The SOM is rich in peripherals and this circuit interfaces some of them for use in the FusionX, these include:

• Stereo Audio Microphone input
  - a digital microphone input is also available but the pins are used in the CPLD interface.
• Stereo Audio DAC output
  - dual digital to analogue converters for sound output which can be clocked at 48KHz.
• WiFi Antenna
  - a SSW101B 20/40MHz IEEE 802.11 b/g/n/e/l/n/w WiFi transceiver operating in the 2.4GHz band with a 500M range. The SOM also includes a 100MHz ETH PHY but this is not used in this design as hard wired ethernet is not practical for a board which is sited inside a retro machine.
• USB Serial
  - when running Linux, the console is presented on a UART serial device. This serial device is converted into USB for ease of use to view and connect with the Linux console.
• USB
  - a Linux connected USB port allowing for device expansion, such as additional storage, mice etc.
• Fast UART
  - high speed full duplex with hardware handshake UART.
• UART
  - standard 2 pin UART operating upto 500KHz.
• SD Card
  - the SOM has inbuilt FlashNAND so can accomodate a simple Linux filesystem, addition of an SD card allows for greater storage of Host applications and Linux utilities. An SD card also makes for ease of upgrades as the SOM will auto upgrade when a suitably prepared SD card is present on boot.

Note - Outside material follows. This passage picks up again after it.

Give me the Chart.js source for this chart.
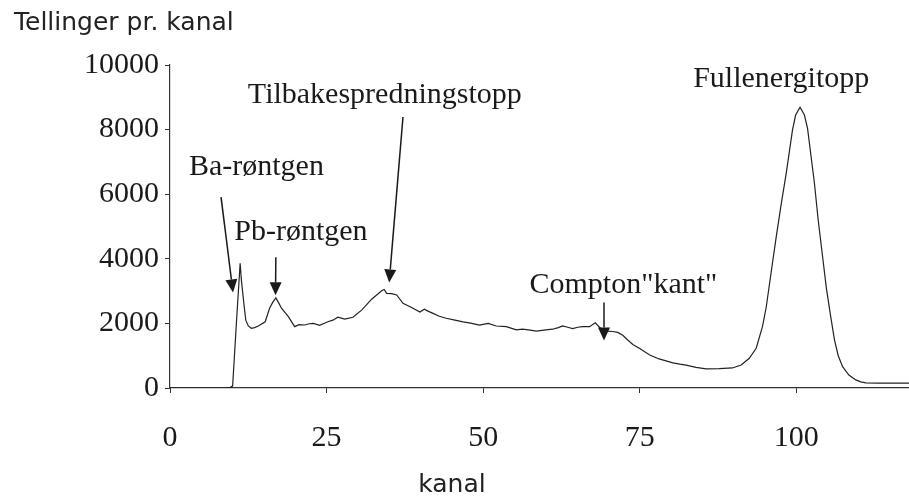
<!DOCTYPE html>
<html>
<head>
<meta charset="utf-8">
<script src="https://cdn.jsdelivr.net/npm/chart.js@4"></script>
<style>
  html, body { margin: 0; padding: 0; background: #fff; }
  #wrap { width: 909px; height: 500px; position: relative; }
</style>
</head>
<body>
<div id="wrap"><canvas id="chart"></canvas></div>
<script>
// gamma spectrum
const kanal = [
  0, 9, 9.6, 10.0, 10.6, 11.2, 11.4, 11.8, 12.1, 12.5, 13.0, 13.5, 14.1, 15.2, 15.9, 16.4, 16.9, 17.4, 17.8,
  18.9, 19.9, 20.6, 21.5, 22.2, 22.9, 23.9, 25.2, 26.0, 26.8, 27.9, 29.2, 30.6, 32.2, 33.8, 34.2, 34.6,
  35.4, 36.2, 37.2, 38.5, 39.9, 40.6, 41.2, 42.0, 43.0, 44.1, 45.5, 46.8, 48.0, 49.4, 50.8, 52.1, 53.7,
  55.3, 56.3, 57.5, 58.5, 60.0, 61.1, 62.0, 62.7, 63.5, 64.3, 65.1, 65.9, 67.0, 67.9, 68.9, 69.8, 70.7,
  71.5, 72.3, 73.0, 73.9, 75.0, 76.6, 78.1, 79.2, 80.3, 81.4, 82.4, 84.0, 85.6, 87.7, 89.8, 91.2, 92.5,
  93.6, 94.6, 95.2, 96.0, 96.8, 97.6, 98.4, 99.4, 99.9, 100.6, 101.3, 101.8, 102.9, 103.5, 104.2, 104.8,
  105.5, 106.1, 106.7, 107.4, 108.4, 109.5, 110.3, 111.1, 113, 118
];
const tellinger = [
  0, 0, 20, 60, 2000, 3860, 3340, 2600, 2100, 1920, 1850, 1870, 1920, 2050, 2470, 2650, 2790, 2620, 2470,
  2210, 1900, 1960, 1950, 1990, 2000, 1940, 2050, 2100, 2190, 2130, 2190, 2410, 2750, 3010, 3050, 2930,
  2920, 2880, 2620, 2500, 2350, 2440, 2380, 2310, 2220, 2160, 2100, 2050, 2010, 1950, 2000, 1920, 1900,
  1800, 1820, 1790, 1760, 1800, 1820, 1870, 1920, 1880, 1840, 1880, 1900, 1900, 2020, 1820, 1760, 1750,
  1720, 1630, 1500, 1350, 1220, 1020, 900, 840, 780, 740, 710, 640, 590, 600, 620, 710, 920,
  1230, 1900, 2500, 3600, 4680, 5700, 6650, 7990, 8450, 8690, 8450, 8040, 6340, 5200, 4070, 3100,
  2210, 1490, 1000, 660, 400, 250, 190, 160, 150, 150
];
const xTicks = [0, 25, 50, 75, 100];
const yTicks = [0, 2000, 4000, 6000, 8000, 10000];
const yTitle = 'Tellinger pr. kanal';
const xTitle = 'kanal';

// labels and arrows, placed in data units (channel, counts)
const noteText = ['Ba-røntgen', 'Pb-røntgen', 'Tilbakespredningstopp', 'Compton"kant"', 'Fullenergitopp'];
const notePos = [[13.8, 6590], [20.9, 4570], [34.3, 8810], [72.4, 2940], [97.6, 9310]];
const arrows = [
  [[8.15, 5910], [10.06, 2960]],
  [[16.9, 4050], [16.85, 2870]],
  [[37.2, 8390], [35.0, 3270]],
  [[69.3, 2650], [69.3, 1470]]
];

const SERIF = '"Liberation Serif", "Times New Roman", serif';
const SANS = '"DejaVu Sans", sans-serif';
const INK = '#1a1a1a';

const notesPlugin = {
  id: 'notes',
  afterDraw(chart) {
    const { ctx, scales: { x, y } } = chart;
    ctx.save();
    ctx.fillStyle = INK;
    ctx.textAlign = 'center';
    ctx.textBaseline = 'alphabetic';
    ctx.font = '30px ' + SERIF;
    noteText.forEach((t, i) => {
      ctx.fillText(t, x.getPixelForValue(notePos[i][0]), y.getPixelForValue(notePos[i][1]));
    });

    ctx.strokeStyle = INK;
    ctx.lineWidth = 1.5;
    for (const [from, to] of arrows) {
      const x0 = x.getPixelForValue(from[0]), y0 = y.getPixelForValue(from[1]);
      const x1 = x.getPixelForValue(to[0]), y1 = y.getPixelForValue(to[1]);
      const ang = Math.atan2(y1 - y0, x1 - x0);
      const head = 13, half = 6;
      const bx = x1 - head * Math.cos(ang), by = y1 - head * Math.sin(ang);
      ctx.beginPath();
      ctx.moveTo(x0, y0);
      ctx.lineTo(bx, by);
      ctx.stroke();
      ctx.beginPath();
      ctx.moveTo(x1, y1);
      ctx.lineTo(bx + half * Math.sin(ang), by - half * Math.cos(ang));
      ctx.lineTo(bx - half * Math.sin(ang), by + half * Math.cos(ang));
      ctx.closePath();
      ctx.fill();
    }

    // axis titles
    ctx.font = '25px ' + SANS;
    ctx.fillStyle = '#222';
    ctx.textAlign = 'left';
    ctx.textBaseline = 'middle';
    ctx.fillText(yTitle, 14, 23);
    ctx.textAlign = 'center';
    ctx.fillText(xTitle, 452, 485);
    ctx.restore();
  }
};

new Chart(document.getElementById('chart'), {
  type: 'line',
  data: {
    datasets: [{
      data: kanal.map((k, i) => ({ x: k, y: tellinger[i] })),
      borderColor: '#222',
      borderWidth: 1.2,
      pointRadius: 0,
      tension: 0,
      fill: false
    }]
  },
  options: {
    responsive: true,
    maintainAspectRatio: false,
    animation: false,
    layout: { padding: { top: 65, left: 15, right: 0, bottom: 0 } },
    plugins: {
      legend: { display: false },
      tooltip: { enabled: false }
    },
    scales: {
      x: {
        type: 'linear',
        min: 0,
        max: 118,
        afterBuildTicks: s => { s.ticks = xTicks.map(v => ({ value: v })); },
        afterFit: s => { s.height = 112; },
        ticks: {
          color: INK,
          font: { family: SERIF, size: 30 },
          padding: 27,
          maxRotation: 0,
          callback: v => String(v)
        },
        grid: { drawOnChartArea: false, tickLength: 5, color: '#333' },
        border: { color: '#333', width: 1.2 }
      },
      y: {
        min: 0,
        max: 10000,
        afterBuildTicks: s => { s.ticks = yTicks.map(v => ({ value: v })); },
        afterFit: s => { s.width = 155; },
        ticks: {
          color: INK,
          font: { family: SERIF, size: 30 },
          padding: 6,
          callback: v => String(v)
        },
        grid: { drawOnChartArea: false, tickLength: 5, color: '#333' },
        border: { color: '#333', width: 1.2 }
      }
    }
  },
  plugins: [notesPlugin]
});
</script>
</body>
</html>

The SOM outputs TTL RGB with 8bits per colour. This is interfaced to a 30bit VideoDAC with the lowest 2 bits, per colour, controlled by the CPLD. In addition, in order to drive the internal monochrome monitors of the Sharp MZ-80A/MZ-80B/MZ-2000 an 8bit VideoDAC is added which outputs a video signal in the range 4V-5V using a 332 RGB colour input, the colour input being the MSB of the SOM 888 TTL output. I term this the Contrast DAC, as it is sending the video signal with colour information as a voltage controlled contrast signal which presents itself on the monitor as differing contrast levels, thus simulating colour as grey levels. In order to get true black, the CPLD creates a blanking signal, MONO.BLANK, which is paired with a MUX 0V clamp on the daughter board which drives the monochrome monitor, this sees the RGB332 as 0V when 00000000 is present, then varying between 4.01V-5V when non-zero.

The power supply, for the SOM and CPLD, converts the 5V present on the Z80 socket into 3.3V using a high efficiency buck converter. This is necessary to minimise heat and provide maximum current to the SOM/CPLD. Additionally, a software controlled USB power switch is installed to enable (and reset if required) +5V power to the USB expansion port.

The final schematic is the interface between the SOM and the CPLD. Originally this was going to be a bi-directional 16bit bus with Read/Write and Strobe signals but after testing, the setup time for a 16bit signal with tri-state switching was much slower than an SPI connection due to the GPIO register layout and operation within the SOM and the speed of the I/O operations within the SOM. The solution used is to have a bidirectional 72MHz SPI bus between the SOM and CPLD for transmitting Z80 transaction requests and an 8bit read only parallel bus for more rapid reading of Z80 Data and seperate Z80 state information.